▶ _Job_
Report, word for word, every line of the material that contains "chart".

▶ _Supplied material_
┌──

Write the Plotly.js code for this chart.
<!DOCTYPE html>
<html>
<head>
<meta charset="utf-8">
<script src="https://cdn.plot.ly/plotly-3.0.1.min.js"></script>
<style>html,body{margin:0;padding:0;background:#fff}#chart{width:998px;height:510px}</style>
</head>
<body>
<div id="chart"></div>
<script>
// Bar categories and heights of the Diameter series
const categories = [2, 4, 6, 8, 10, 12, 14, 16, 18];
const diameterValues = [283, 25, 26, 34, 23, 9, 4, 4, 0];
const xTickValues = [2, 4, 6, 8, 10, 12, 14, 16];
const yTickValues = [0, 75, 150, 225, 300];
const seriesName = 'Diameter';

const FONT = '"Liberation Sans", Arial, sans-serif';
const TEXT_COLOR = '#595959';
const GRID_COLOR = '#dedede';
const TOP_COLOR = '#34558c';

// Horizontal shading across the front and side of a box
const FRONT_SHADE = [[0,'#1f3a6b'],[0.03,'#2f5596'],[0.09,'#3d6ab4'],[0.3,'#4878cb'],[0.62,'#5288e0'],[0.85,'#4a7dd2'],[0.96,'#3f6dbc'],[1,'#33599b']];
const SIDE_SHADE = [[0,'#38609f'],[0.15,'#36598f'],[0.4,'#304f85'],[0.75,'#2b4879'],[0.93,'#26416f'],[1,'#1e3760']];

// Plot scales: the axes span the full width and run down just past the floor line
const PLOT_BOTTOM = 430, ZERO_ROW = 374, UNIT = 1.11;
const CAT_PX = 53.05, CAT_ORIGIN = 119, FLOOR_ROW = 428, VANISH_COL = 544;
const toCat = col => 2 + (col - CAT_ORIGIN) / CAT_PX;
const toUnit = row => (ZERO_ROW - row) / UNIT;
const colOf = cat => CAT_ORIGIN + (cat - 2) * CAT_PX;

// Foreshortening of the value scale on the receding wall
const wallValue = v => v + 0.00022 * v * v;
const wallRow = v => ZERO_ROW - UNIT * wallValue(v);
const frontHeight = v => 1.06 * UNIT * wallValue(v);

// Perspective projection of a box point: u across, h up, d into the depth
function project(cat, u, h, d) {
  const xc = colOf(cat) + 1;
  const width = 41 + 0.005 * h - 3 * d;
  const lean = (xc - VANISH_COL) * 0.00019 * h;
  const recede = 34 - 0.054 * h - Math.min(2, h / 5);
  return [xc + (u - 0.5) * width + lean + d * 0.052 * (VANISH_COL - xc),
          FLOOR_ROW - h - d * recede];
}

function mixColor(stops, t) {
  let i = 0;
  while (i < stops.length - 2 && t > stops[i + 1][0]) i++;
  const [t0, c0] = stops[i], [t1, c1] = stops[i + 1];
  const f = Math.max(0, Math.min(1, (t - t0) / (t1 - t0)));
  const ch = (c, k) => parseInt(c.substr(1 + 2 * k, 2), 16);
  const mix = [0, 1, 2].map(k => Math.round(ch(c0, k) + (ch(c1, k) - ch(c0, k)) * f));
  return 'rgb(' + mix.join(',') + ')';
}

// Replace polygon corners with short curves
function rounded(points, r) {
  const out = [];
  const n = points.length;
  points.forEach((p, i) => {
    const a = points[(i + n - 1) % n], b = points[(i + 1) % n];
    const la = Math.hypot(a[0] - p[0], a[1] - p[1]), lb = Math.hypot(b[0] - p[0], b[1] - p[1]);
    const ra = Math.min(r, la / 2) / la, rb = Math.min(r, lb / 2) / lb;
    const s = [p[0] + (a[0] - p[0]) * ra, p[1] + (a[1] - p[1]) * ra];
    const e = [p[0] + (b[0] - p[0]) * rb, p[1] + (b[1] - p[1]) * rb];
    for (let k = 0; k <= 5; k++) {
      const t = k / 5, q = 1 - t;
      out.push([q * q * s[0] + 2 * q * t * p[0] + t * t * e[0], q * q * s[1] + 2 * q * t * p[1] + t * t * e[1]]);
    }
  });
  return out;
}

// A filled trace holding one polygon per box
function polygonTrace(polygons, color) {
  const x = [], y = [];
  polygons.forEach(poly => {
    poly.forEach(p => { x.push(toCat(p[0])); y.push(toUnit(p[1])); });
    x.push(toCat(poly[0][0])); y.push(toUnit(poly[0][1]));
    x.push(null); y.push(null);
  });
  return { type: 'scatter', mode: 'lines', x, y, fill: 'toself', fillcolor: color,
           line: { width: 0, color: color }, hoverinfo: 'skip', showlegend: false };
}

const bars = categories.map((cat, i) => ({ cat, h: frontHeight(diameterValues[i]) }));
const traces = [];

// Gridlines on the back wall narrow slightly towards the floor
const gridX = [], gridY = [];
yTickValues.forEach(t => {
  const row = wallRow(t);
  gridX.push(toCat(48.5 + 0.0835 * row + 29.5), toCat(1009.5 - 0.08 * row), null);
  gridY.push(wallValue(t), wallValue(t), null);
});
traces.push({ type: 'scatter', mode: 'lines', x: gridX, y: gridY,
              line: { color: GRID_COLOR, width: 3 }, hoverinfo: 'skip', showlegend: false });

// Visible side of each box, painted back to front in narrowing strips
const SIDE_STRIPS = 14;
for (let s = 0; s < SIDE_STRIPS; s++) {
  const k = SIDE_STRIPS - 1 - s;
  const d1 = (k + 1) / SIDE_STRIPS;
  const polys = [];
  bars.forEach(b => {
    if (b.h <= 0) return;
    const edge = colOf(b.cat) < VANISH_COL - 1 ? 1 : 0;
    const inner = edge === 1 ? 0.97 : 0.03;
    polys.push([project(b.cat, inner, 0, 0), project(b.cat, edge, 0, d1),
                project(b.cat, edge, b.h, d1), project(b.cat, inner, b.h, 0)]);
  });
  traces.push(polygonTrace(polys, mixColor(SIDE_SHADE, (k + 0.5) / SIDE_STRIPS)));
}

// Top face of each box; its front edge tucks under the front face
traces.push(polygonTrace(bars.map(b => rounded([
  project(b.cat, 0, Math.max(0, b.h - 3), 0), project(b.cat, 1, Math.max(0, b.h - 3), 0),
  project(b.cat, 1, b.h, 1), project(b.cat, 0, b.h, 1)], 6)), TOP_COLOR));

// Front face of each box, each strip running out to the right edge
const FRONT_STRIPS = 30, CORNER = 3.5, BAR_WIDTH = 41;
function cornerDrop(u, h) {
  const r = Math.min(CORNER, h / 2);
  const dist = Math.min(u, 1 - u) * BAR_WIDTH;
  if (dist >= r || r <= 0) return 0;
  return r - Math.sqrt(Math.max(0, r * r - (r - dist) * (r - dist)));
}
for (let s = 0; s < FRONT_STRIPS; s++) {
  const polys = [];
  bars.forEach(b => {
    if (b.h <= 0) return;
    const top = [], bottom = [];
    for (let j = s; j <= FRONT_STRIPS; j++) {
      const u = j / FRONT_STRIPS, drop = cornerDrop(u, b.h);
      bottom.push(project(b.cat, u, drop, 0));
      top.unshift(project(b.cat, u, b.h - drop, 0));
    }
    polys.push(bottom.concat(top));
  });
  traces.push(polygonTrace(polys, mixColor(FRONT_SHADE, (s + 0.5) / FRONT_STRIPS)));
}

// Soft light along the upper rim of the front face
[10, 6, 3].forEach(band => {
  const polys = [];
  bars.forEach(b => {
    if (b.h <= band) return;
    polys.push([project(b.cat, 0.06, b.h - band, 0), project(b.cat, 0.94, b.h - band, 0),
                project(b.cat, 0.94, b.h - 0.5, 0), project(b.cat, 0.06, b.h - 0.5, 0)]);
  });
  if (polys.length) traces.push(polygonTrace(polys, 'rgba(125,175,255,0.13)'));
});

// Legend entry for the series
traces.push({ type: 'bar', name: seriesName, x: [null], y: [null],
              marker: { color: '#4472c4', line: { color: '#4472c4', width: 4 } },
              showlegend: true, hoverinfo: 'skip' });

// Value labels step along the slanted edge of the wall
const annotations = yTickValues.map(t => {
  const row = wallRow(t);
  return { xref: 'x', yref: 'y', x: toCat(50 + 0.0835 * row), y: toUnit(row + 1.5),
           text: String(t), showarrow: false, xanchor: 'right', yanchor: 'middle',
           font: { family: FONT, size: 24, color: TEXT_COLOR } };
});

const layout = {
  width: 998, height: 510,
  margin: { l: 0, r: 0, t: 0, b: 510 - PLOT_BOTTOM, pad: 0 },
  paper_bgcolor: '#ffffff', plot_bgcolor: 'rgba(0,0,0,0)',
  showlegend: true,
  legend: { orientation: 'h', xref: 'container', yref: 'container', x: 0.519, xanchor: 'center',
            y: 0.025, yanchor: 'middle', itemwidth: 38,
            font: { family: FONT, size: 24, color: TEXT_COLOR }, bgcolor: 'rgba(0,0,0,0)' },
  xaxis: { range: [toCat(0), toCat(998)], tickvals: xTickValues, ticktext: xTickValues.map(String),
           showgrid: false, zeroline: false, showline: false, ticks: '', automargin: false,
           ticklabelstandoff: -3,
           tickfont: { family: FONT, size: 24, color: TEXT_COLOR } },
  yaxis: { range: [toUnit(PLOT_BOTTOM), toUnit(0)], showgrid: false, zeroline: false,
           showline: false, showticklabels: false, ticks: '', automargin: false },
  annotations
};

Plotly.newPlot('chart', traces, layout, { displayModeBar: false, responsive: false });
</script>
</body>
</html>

└──

▶ _Correct output_
Write the Plotly.js code for this chart.
<style>html,body{margin:0;padding:0;background:#fff}#chart{width:998px;height:510px}</style>
<div id="chart"></div>
Plotly.newPlot('chart', traces, layout, { displayModeBar: false, responsive: false });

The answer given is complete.